-- Start of PROVIDED RECORDS --

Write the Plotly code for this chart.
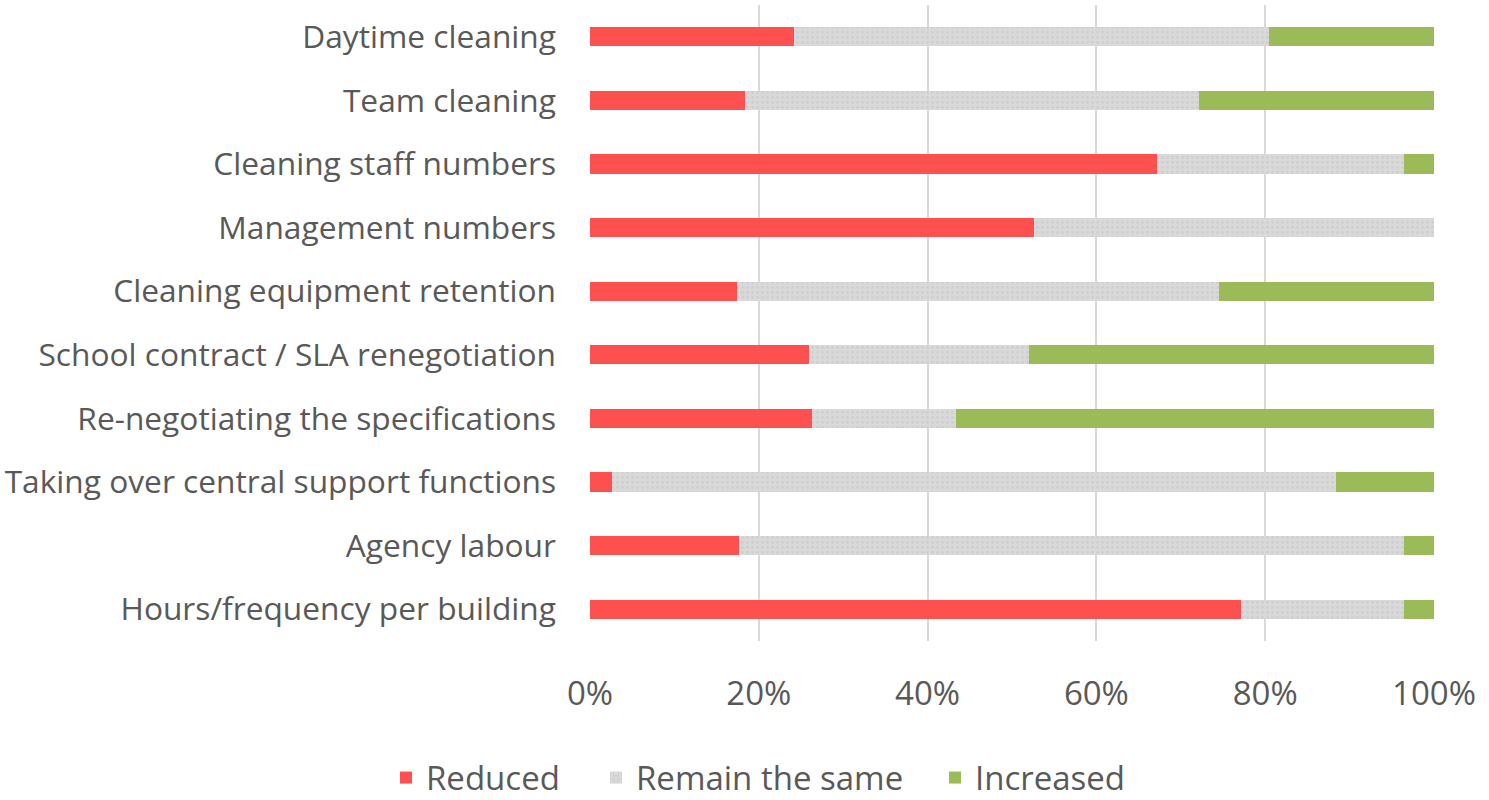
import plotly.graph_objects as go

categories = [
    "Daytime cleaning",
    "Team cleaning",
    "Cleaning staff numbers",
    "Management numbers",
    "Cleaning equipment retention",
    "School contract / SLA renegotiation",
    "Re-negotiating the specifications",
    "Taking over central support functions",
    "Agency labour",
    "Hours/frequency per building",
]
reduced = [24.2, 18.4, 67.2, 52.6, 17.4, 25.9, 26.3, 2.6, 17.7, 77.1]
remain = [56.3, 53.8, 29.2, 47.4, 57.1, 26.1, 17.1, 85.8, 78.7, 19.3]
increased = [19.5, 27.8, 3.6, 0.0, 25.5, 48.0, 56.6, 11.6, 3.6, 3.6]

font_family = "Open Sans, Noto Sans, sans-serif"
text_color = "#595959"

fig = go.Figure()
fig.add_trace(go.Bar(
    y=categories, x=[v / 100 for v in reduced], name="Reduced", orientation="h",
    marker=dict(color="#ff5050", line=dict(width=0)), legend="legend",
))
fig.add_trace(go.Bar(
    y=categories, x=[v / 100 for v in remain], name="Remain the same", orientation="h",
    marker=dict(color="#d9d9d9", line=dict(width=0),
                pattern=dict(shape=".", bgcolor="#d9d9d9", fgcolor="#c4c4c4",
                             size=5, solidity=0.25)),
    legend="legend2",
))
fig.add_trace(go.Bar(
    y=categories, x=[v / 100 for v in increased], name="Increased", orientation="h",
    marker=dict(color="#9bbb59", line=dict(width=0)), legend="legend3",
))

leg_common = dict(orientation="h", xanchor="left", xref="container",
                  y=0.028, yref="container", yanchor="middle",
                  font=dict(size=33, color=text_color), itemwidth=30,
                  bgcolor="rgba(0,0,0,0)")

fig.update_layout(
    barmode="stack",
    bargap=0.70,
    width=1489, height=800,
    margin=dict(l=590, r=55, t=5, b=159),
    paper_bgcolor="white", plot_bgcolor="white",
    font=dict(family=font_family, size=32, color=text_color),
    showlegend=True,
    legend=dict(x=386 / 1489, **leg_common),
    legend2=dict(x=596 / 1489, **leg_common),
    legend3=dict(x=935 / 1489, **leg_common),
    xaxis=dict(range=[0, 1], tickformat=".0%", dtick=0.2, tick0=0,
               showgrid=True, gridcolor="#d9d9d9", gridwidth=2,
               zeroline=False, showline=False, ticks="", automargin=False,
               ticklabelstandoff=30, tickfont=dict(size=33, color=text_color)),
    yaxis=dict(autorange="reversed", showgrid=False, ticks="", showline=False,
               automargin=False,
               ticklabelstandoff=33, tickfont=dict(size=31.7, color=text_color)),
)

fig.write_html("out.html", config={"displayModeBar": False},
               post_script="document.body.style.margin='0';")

-- End of PROVIDED RECORDS --
-- Start of PROVIDED RECORDS --

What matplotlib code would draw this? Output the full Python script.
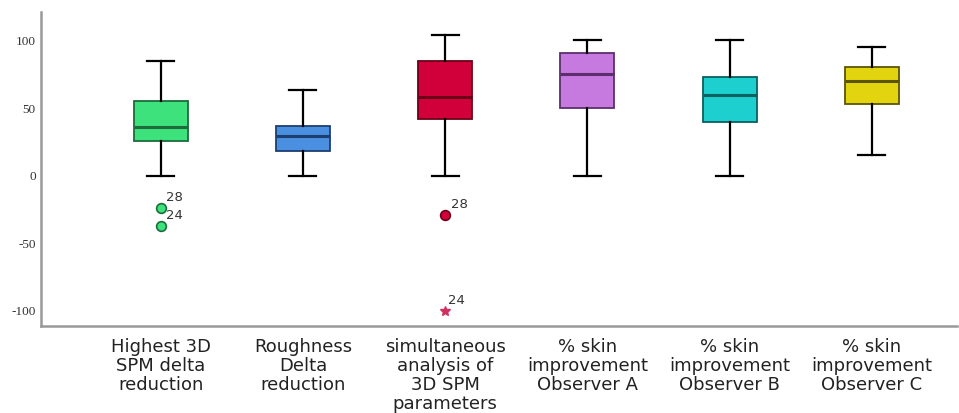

-- End of PROVIDED RECORDS --

Report how many lines of the data contain the word "this", using the number alone.

2